When Laxman was next in England, on India's 2002 tour, Reason and Pudsey Congs club president Michael Knight drove up to the Indians' Hollins Hall Hotel and took him back to Congs to unveil a commemorative plaque on the clubhouse wall dedicated to Carrick, his "great mentor and friend". That same week, VVS took Tendulkar, Ganguly and several other players tired of hotel food over to the Patels' house in Dewsbury for authentic Indian cuisine. Ten years later, a few months after his friend's retirement, Manish Patel sought his consent to found the VVS Laxman Cricket Club, entering it into the serious-but-not-that-serious Bradford Mutual Sunday League.

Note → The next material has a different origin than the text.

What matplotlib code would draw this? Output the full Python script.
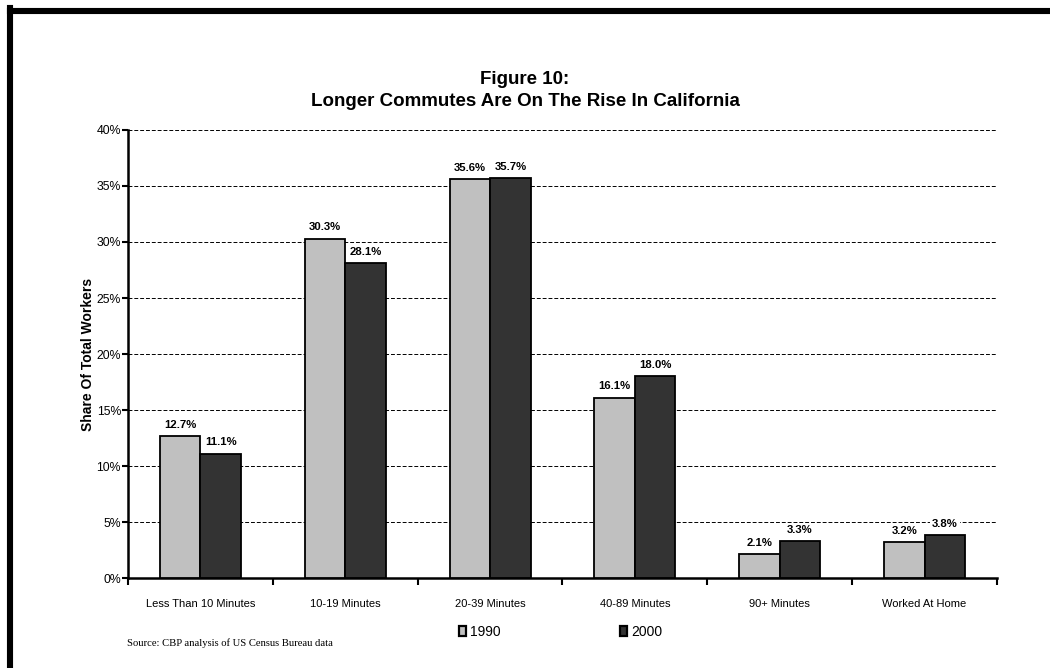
import matplotlib
matplotlib.use('agg')
import matplotlib.pyplot as plt
import numpy as np
from matplotlib.lines import Line2D
from matplotlib.patches import Patch
from matplotlib.ticker import FixedLocator, PercentFormatter

plt.rcParams['font.family'] = ['Liberation Sans', 'DejaVu Sans']

categories = ['Less Than 10 Minutes', '10-19 Minutes', '20-39 Minutes',
              '40-89 Minutes', '90+ Minutes', 'Worked At Home']
share_1990 = [12.7, 30.3, 35.6, 16.1, 2.1, 3.2]
share_2000 = [11.1, 28.1, 35.7, 18.0, 3.3, 3.8]
series_names = ['1990', '2000']
colors = ['#c0c0c0', '#333333']

fig = plt.figure(figsize=(10.5, 6.68), dpi=100)
ax = fig.add_axes([0.1219, 0.1347, 0.8276, 0.6707])

x = np.arange(len(categories))
w = 0.28
for i, (vals, c) in enumerate(zip([share_1990, share_2000], colors)):
    offs = (i - 0.5) * w
    bars = ax.bar(x + offs, vals, width=w, color=c, edgecolor='black',
                  linewidth=1.3, zorder=3)
    for b, v in zip(bars, vals):
        ax.annotate(f'{v:.1f}%', (b.get_x() + b.get_width() / 2, v),
                    xytext=(0, 4.5), textcoords='offset points',
                    ha='center', va='bottom', fontsize=8.2, fontweight='bold',
                    bbox=dict(facecolor='white', edgecolor='none', pad=1.5),
                    zorder=4)

ax.set_xlim(-0.5, len(categories) - 0.5)
ax.set_ylim(0, 40)
ax.set_yticks(np.arange(0, 41, 5))
ax.yaxis.set_major_formatter(PercentFormatter(decimals=0))
ax.yaxis.grid(True, color='black', linestyle=(0, (4, 2)), linewidth=0.7)
ax.set_axisbelow(True)

# category boundaries carry the tick marks, labels sit at the centres
ax.xaxis.set_major_locator(FixedLocator(np.arange(-0.5, len(categories), 1.0)))
ax.xaxis.set_major_formatter(plt.NullFormatter())
ax.xaxis.set_minor_locator(FixedLocator(x))
ax.set_xticklabels(categories, minor=True)
ax.tick_params(axis='x', which='major', direction='out', length=5, width=1.5)
ax.tick_params(axis='x', which='minor', length=0, pad=15, labelsize=8)
ax.tick_params(axis='y', direction='out', length=4, width=1.5, labelsize=8.8, pad=1)

for s in ['top', 'right']:
    ax.spines[s].set_visible(False)
for s in ['left', 'bottom']:
    ax.spines[s].set_linewidth(1.8)

ax.set_ylabel('Share Of Total Workers', fontsize=10, fontweight='bold', labelpad=1)

fig.text(0.5, 1 - 79 / 668, 'Figure 10:', ha='center', va='center',
         fontsize=13.5, fontweight='bold')
fig.text(0.5, 1 - 101 / 668, 'Longer Commutes Are On The Rise In California',
         ha='center', va='center', fontsize=13.5, fontweight='bold')

fig.text(0.121, 0.037, 'Source: CBP analysis of US Census Bureau data',
         family='Liberation Serif', fontsize=7.7, ha='left', va='center')

handles = [Patch(facecolor=c, edgecolor='black', linewidth=1.6) for c in colors]
fig.legend(handles, series_names, loc='center', bbox_to_anchor=(0.534, 0.054),
           ncol=2, frameon=False, fontsize=10, handlelength=0.5, handleheight=0.8,
           handletextpad=0.3, columnspacing=8.6)

# heavy frame along the top and left edges
fig.add_artist(Line2D([10 / 1050, 10 / 1050], [0, 1 - 8 / 668], color='black',
                      linewidth=4.4, solid_capstyle='projecting'))
fig.add_artist(Line2D([10 / 1050, 1], [1 - 11 / 668, 1 - 11 / 668], color='black',
                      linewidth=4.4, solid_capstyle='projecting'))

fig.savefig('out.png', dpi=100)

The curtain came down on Laxman's illustrious international career in 2012, six months after his old Congs team-mate Kettleborough had umpired him in Dominica: Kettleborough's third Test as an on-field umpire, the ground's first, and Laxman's 123rd. But he has retained links with West Yorkshire into retirement, and last year, while commentating on the World Cup, dropped in at both clubs, a pilgrimage to the places where some of the pieces of his batting fell into place.
Historians, physicists, economists, evolutionary scientists, cricket coaches - all of them grapple with causality, with events and their causes. Who can deny that when Laxman scratched out a fresh guard on the fourth morning of that Kolkata epic and glanced up to see his team four down and still in arrears, a not insignificant part of what enabled him to believe the perilous mountain path to victory was navigable was embedded in those two summers of self-reliance, of nous absorbed on the pitches and in the dressing rooms of West Yorkshire?